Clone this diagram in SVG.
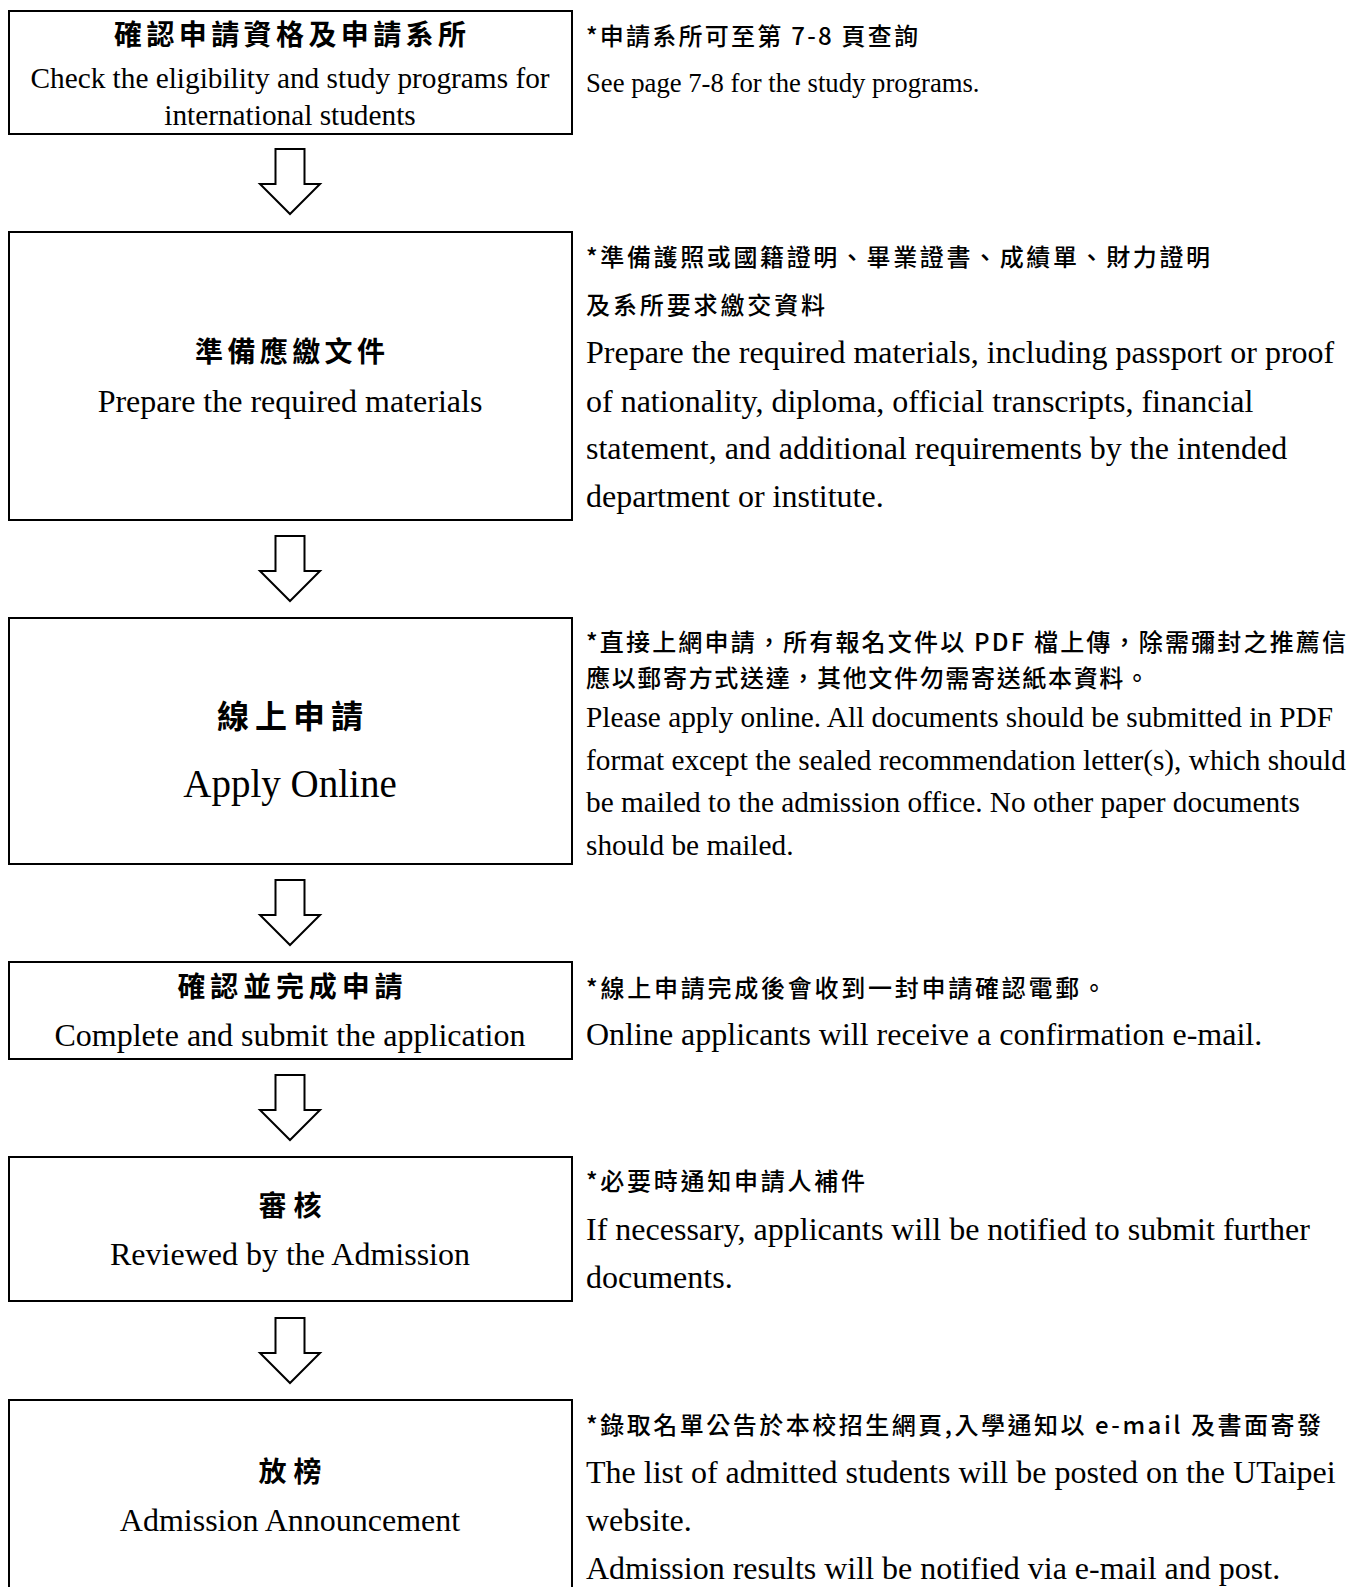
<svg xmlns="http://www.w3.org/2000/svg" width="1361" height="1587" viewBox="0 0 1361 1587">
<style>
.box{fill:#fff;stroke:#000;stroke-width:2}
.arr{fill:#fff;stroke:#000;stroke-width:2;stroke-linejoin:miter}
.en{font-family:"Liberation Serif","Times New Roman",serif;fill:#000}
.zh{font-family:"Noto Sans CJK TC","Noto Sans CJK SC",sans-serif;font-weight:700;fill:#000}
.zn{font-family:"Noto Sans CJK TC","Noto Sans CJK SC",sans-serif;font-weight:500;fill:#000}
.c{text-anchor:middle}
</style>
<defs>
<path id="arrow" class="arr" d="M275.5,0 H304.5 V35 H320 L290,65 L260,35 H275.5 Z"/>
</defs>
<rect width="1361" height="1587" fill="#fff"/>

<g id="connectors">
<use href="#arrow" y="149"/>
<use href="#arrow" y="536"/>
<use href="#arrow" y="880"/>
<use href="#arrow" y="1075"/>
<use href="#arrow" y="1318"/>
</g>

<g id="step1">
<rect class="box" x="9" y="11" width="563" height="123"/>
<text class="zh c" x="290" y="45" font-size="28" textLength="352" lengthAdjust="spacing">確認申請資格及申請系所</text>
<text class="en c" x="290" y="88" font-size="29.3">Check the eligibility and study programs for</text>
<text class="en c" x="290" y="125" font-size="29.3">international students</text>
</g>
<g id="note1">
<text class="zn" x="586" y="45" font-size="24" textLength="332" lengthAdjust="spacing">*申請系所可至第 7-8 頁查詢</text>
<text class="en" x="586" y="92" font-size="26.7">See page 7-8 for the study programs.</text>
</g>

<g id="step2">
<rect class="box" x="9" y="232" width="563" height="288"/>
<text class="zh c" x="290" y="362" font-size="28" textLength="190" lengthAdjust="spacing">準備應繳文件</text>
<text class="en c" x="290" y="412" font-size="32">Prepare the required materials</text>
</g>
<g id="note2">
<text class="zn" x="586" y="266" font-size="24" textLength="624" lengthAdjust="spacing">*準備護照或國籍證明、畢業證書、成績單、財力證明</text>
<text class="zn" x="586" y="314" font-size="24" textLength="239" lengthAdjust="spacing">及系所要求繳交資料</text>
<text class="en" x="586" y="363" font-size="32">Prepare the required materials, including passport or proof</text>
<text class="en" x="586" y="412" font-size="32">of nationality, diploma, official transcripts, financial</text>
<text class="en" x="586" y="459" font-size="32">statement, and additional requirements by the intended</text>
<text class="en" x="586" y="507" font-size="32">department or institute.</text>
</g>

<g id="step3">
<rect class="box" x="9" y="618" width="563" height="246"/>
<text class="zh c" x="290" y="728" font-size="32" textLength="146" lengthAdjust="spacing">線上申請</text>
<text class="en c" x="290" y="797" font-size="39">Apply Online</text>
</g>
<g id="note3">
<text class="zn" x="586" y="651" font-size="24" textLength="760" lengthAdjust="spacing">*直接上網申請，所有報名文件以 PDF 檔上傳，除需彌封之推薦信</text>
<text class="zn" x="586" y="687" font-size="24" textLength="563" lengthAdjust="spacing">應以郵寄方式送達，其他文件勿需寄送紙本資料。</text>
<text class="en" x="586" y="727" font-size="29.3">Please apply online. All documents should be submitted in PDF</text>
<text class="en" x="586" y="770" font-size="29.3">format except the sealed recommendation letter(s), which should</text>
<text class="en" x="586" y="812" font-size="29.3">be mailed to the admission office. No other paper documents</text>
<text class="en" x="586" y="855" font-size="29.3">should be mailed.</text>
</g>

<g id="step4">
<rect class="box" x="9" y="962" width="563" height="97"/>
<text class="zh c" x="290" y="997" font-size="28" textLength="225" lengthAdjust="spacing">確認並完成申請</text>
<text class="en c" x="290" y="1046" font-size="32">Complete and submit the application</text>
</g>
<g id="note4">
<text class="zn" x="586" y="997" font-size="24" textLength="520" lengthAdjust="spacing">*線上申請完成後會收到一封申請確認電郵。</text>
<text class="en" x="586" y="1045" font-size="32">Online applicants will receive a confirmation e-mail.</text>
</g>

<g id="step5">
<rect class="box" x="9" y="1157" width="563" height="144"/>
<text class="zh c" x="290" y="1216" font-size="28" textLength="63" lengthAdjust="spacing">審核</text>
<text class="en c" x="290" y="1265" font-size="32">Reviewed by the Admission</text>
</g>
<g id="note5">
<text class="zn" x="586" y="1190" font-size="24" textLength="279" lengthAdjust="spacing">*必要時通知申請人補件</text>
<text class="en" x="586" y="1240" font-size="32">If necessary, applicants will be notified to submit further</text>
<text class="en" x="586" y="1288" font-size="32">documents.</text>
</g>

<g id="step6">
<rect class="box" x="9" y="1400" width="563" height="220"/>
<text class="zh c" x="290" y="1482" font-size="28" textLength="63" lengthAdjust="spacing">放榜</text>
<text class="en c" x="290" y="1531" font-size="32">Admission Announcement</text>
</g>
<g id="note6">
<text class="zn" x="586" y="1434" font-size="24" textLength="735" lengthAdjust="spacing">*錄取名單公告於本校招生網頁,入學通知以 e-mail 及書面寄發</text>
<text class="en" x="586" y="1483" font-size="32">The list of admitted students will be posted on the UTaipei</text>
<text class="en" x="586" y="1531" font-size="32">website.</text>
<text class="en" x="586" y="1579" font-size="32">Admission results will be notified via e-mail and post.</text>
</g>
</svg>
..............................
_What you are asked to do_:
Copy the material above exactly and drop the pictures.

_Reply to the task_:
Clone this diagram in SVG.
<svg xmlns="http://www.w3.org/2000/svg" width="1361" height="1587" viewBox="0 0 1361 1587">
<style>
.box{fill:#fff;stroke:#000;stroke-width:2}
.arr{fill:#fff;stroke:#000;stroke-width:2;stroke-linejoin:miter}
.en{font-family:"Liberation Serif","Times New Roman",serif;fill:#000}
.zh{font-family:"Noto Sans CJK TC","Noto Sans CJK SC",sans-serif;font-weight:700;fill:#000}
.zn{font-family:"Noto Sans CJK TC","Noto Sans CJK SC",sans-serif;font-weight:500;fill:#000}
.c{text-anchor:middle}
</style>
<defs>
<path id="arrow" class="arr" d="M275.5,0 H304.5 V35 H320 L290,65 L260,35 H275.5 Z"/>
</defs>
<rect width="1361" height="1587" fill="#fff"/>

<g id="connectors">
<use href="#arrow" y="149"/>
<use href="#arrow" y="536"/>
<use href="#arrow" y="880"/>
<use href="#arrow" y="1075"/>
<use href="#arrow" y="1318"/>
</g>

<g id="step1">
<rect class="box" x="9" y="11" width="563" height="123"/>
<text class="zh c" x="290" y="45" font-size="28" textLength="352" lengthAdjust="spacing">確認申請資格及申請系所</text>
<text class="en c" x="290" y="88" font-size="29.3">Check the eligibility and study programs for</text>
<text class="en c" x="290" y="125" font-size="29.3">international students</text>
</g>
<g id="note1">
<text class="zn" x="586" y="45" font-size="24" textLength="332" lengthAdjust="spacing">*申請系所可至第 7-8 頁查詢</text>
<text class="en" x="586" y="92" font-size="26.7">See page 7-8 for the study programs.</text>
</g>

<g id="step2">
<rect class="box" x="9" y="232" width="563" height="288"/>
<text class="zh c" x="290" y="362" font-size="28" textLength="190" lengthAdjust="spacing">準備應繳文件</text>
<text class="en c" x="290" y="412" font-size="32">Prepare the required materials</text>
</g>
<g id="note2">
<text class="zn" x="586" y="266" font-size="24" textLength="624" lengthAdjust="spacing">*準備護照或國籍證明、畢業證書、成績單、財力證明</text>
<text class="zn" x="586" y="314" font-size="24" textLength="239" lengthAdjust="spacing">及系所要求繳交資料</text>
<text class="en" x="586" y="363" font-size="32">Prepare the required materials, including passport or proof</text>
<text class="en" x="586" y="412" font-size="32">of nationality, diploma, official transcripts, financial</text>
<text class="en" x="586" y="459" font-size="32">statement, and additional requirements by the intended</text>
<text class="en" x="586" y="507" font-size="32">department or institute.</text>
</g>

<g id="step3">
<rect class="box" x="9" y="618" width="563" height="246"/>
<text class="zh c" x="290" y="728" font-size="32" textLength="146" lengthAdjust="spacing">線上申請</text>
<text class="en c" x="290" y="797" font-size="39">Apply Online</text>
</g>
<g id="note3">
<text class="zn" x="586" y="651" font-size="24" textLength="760" lengthAdjust="spacing">*直接上網申請，所有報名文件以 PDF 檔上傳，除需彌封之推薦信</text>
<text class="zn" x="586" y="687" font-size="24" textLength="563" lengthAdjust="spacing">應以郵寄方式送達，其他文件勿需寄送紙本資料。</text>
<text class="en" x="586" y="727" font-size="29.3">Please apply online. All documents should be submitted in PDF</text>
<text class="en" x="586" y="770" font-size="29.3">format except the sealed recommendation letter(s), which should</text>
<text class="en" x="586" y="812" font-size="29.3">be mailed to the admission office. No other paper documents</text>
<text class="en" x="586" y="855" font-size="29.3">should be mailed.</text>
</g>

<g id="step4">
<rect class="box" x="9" y="962" width="563" height="97"/>
<text class="zh c" x="290" y="997" font-size="28" textLength="225" lengthAdjust="spacing">確認並完成申請</text>
<text class="en c" x="290" y="1046" font-size="32">Complete and submit the application</text>
</g>
<g id="note4">
<text class="zn" x="586" y="997" font-size="24" textLength="520" lengthAdjust="spacing">*線上申請完成後會收到一封申請確認電郵。</text>
<text class="en" x="586" y="1045" font-size="32">Online applicants will receive a confirmation e-mail.</text>
</g>

<g id="step5">
<rect class="box" x="9" y="1157" width="563" height="144"/>
<text class="zh c" x="290" y="1216" font-size="28" textLength="63" lengthAdjust="spacing">審核</text>
<text class="en c" x="290" y="1265" font-size="32">Reviewed by the Admission</text>
</g>
<g id="note5">
<text class="zn" x="586" y="1190" font-size="24" textLength="279" lengthAdjust="spacing">*必要時通知申請人補件</text>
<text class="en" x="586" y="1240" font-size="32">If necessary, applicants will be notified to submit further</text>
<text class="en" x="586" y="1288" font-size="32">documents.</text>
</g>

<g id="step6">
<rect class="box" x="9" y="1400" width="563" height="220"/>
<text class="zh c" x="290" y="1482" font-size="28" textLength="63" lengthAdjust="spacing">放榜</text>
<text class="en c" x="290" y="1531" font-size="32">Admission Announcement</text>
</g>
<g id="note6">
<text class="zn" x="586" y="1434" font-size="24" textLength="735" lengthAdjust="spacing">*錄取名單公告於本校招生網頁,入學通知以 e-mail 及書面寄發</text>
<text class="en" x="586" y="1483" font-size="32">The list of admitted students will be posted on the UTaipei</text>
<text class="en" x="586" y="1531" font-size="32">website.</text>
<text class="en" x="586" y="1579" font-size="32">Admission results will be notified via e-mail and post.</text>
</g>
</svg>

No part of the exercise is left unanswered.